::: Supplied material

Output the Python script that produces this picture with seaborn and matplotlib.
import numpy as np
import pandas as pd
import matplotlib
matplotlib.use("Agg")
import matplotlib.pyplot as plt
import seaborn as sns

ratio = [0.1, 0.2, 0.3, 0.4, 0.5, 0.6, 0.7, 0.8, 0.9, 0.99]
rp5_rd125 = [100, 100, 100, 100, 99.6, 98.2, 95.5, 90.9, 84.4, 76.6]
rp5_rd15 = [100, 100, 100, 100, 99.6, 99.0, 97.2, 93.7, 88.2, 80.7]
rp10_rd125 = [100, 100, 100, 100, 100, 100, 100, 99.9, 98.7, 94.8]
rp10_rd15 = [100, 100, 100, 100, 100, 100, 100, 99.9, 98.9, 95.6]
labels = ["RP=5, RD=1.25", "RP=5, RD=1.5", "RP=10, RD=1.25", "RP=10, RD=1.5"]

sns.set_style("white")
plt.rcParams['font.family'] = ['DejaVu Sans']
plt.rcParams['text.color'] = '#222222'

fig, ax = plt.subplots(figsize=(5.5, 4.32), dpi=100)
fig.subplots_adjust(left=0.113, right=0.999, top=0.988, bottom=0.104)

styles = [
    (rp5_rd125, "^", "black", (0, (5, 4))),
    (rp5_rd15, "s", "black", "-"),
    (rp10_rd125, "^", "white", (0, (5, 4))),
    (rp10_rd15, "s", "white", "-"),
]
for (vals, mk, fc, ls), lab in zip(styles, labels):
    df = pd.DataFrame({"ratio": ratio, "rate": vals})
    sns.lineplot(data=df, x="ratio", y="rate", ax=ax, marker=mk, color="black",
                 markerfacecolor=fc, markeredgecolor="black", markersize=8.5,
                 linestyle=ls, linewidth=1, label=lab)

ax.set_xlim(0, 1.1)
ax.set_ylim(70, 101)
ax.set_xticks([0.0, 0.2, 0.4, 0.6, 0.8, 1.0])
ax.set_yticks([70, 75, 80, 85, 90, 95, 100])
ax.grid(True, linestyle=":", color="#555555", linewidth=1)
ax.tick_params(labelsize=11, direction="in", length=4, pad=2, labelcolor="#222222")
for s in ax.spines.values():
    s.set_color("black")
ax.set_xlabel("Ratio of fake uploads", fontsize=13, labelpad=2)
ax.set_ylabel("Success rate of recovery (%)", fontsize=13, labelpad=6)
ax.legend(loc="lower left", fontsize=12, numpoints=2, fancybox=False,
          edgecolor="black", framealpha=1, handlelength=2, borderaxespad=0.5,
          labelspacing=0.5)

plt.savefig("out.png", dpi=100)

::::::

The request: Return each line of the data that contains the string "matplotlib".

Solution for this problem:
Output the Python script that produces this picture with seaborn and matplotlib.
import matplotlib
matplotlib.use("Agg")
import matplotlib.pyplot as plt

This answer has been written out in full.